The court filings indicated that Ryan’s estate contained an amount of superannuation, which according to Peter Bobbin, a consultant lawyer with Coleman Greig’s taxation team, would most likely have contained life insurance.

“In a superannuation sense this issue was the subject of a super complaints tribunal (now AFCA) matter,” he said. 

“The complaint was that the super life insurance should have been paid out earlier than seven years.

“In that ruling (SCT Determination Number D02-03\277) it was stated ‘unfair and unreasonable to the Complainant for the Insurer, knowing of the circumstances of the disappearance of the Deceased Member, not to have determined at an earlier time what alternative methods of establishing proof of death may have been available’.

“The result was that the insurer was ordered to pay eight years interest on the super fund and insurer.” 

Mr Bobbin said the issue was also the subject of the Malaysian Airlines MH17 crash that killed 38 Australian citizens and residents.

“The question is interesting for super, generally,” he said. 

“The person is not dead so a death benefit is not payable. Life insurance is not paid. Their member account becomes stagnant. And the benefit account may lose its life insurance and be paid off to the Australian Taxation Office as lost member money. 

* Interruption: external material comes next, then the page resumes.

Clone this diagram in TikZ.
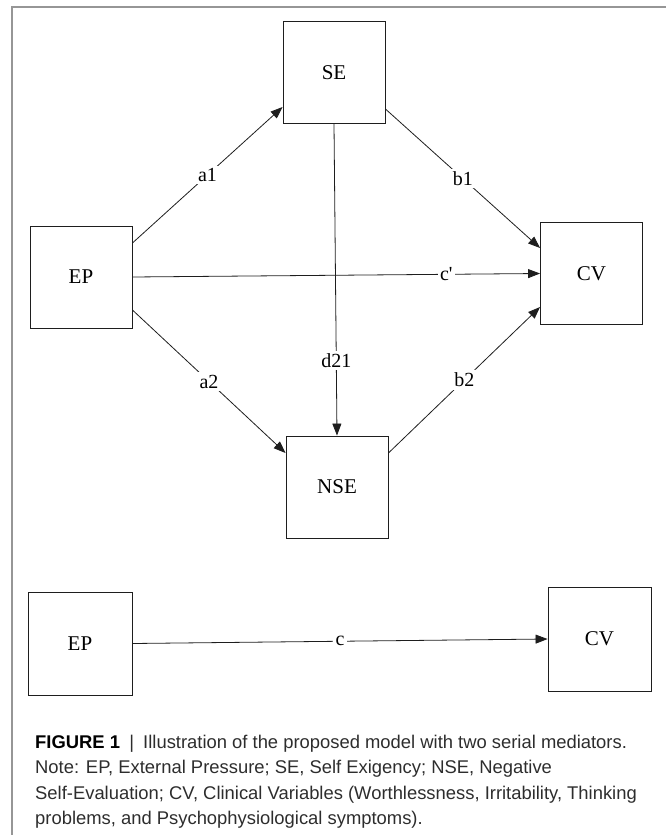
\documentclass[tikz,border=0pt]{standalone}
\usepackage{fontspec}
\setmainfont{Liberation Serif}
\newfontfamily\capfont{Liberation Sans}
\usetikzlibrary{arrows.meta}
\definecolor{frame}{RGB}{150,150,150}
\definecolor{ink}{RGB}{30,30,30}
\definecolor{captext}{RGB}{45,45,45}
\tikzset{
  box/.style={draw=ink, line width=0.9pt, minimum width=102pt, minimum height=102pt, inner sep=0pt, font=\fontsize{21}{24}\selectfont},
  path/.style={draw=ink, line width=0.8pt, -{Triangle[length=12pt,width=9pt]}},
  lbl/.style={fill=white, inner sep=2.5pt, font=\fontsize{20}{24}\selectfont},
  captionline/.style={anchor=base west, inner sep=0pt, text=captext, font=\capfont\fontsize{18.4}{22}\selectfont}
}
\begin{document}
\begin{tikzpicture}[x=1pt,y=-1pt]
\useasboundingbox (0,0) rectangle (666,835);
% partial frame
\draw[frame, line width=1.2pt] (12,835) -- (12,7) -- (666,7);
% boxes
\node[box] (SE)  at (334,72.5) {SE};
\node[box] (EPt) at (81,277) {EP};
\node[box] (CVt) at (591.5,273.5) {CV};
\node[box] (NSE) at (337,487) {NSE};
\node[box, minimum width=104pt, minimum height=103pt] (EPb) at (80,643.5) {EP};
\node[box, minimum width=103pt, minimum height=104pt] (CVb) at (599.5,639) {CV};
% connectors
\draw[path] ([yshift=34pt]EPt.east) -- node[lbl, midway] {a1} ([yshift=-34.5pt]SE.west);
\draw[path] ([yshift=-36.5pt]SE.east) -- node[lbl, midway] {b1} ([yshift=25.5pt]CVt.west);
\draw[path] (EPt.east) -- node[lbl, pos=0.77] {c\textquotesingle} (CVt.west);
\draw[path] ([yshift=-33pt]EPt.east) -- node[lbl, midway] {a2} ([yshift=34pt]NSE.west);
\draw[path] ([yshift=34pt]NSE.east) -- node[lbl, midway] {b2} ([yshift=-33.5pt]CVt.west);
\draw[path] (SE.south) -- node[lbl, pos=0.76] {d21} (NSE.north);
\draw[path] (EPb.east) -- node[lbl, midway] {c} (CVb.west);
% caption
\node[captionline] (cap1) at (35,748) {{\bfseries\color{black}FIGURE 1}\enspace|\enspace Illustration of the proposed model with two serial mediators.};
\node[captionline] (cap2) at (35,773.5) {Note: EP, External Pressure; SE, Self Exigency; NSE, Negative};
\node[captionline] (cap3) at (35,799) {Self-Evaluation; CV, Clinical Variables (Worthlessness, Irritability, Thinking};
\node[captionline] (cap4) at (35,824.5) {problems, and Psychophysiological symptoms).};
\end{tikzpicture}
\end{document}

“The ATO has recently said that there is $16 billion in lost super and I wonder how much would be aligned to this issue?

“As with this case, the super member can be retrospectively determined to be dead, but only in respect of the legal question that arises in legal proceedings.”

Mr Bobbin said the issue affect superannuation whether it is SMSF or non-SMSFS.

“It creates a hell of a problem in the SMSF area in having a situation where you don’t know if a person is alive or dead,” he said.

In recounted another case which involved a multi-member fund where the life insurance refused to pay out after the claimants waited seven years.

“The tribunal said they should not have waited seven years, that there could have been an application made earlier and they were again ordered to pay life insurance plus interest.

“The seven-year rule is not hard and fast.

“Generally, if someone goes missing and has multiple SMSF accounts the other people in those funds are going to know and do things to sort it out.

“The issue is more prevalent with single-member SMSF. The ATO is saying there is $16 billion in lost super and some of that would be because of this.

“Someone has gone missing and no one is connected to them that knows they have gone missing.

“In the SMSF territory, it is more complex, because no one really knows that annual returns are not being lodged and ATO chase it and declares it a non-complying fund but no effort is made to connect that to a name and trace it back from there. It is a big issue.”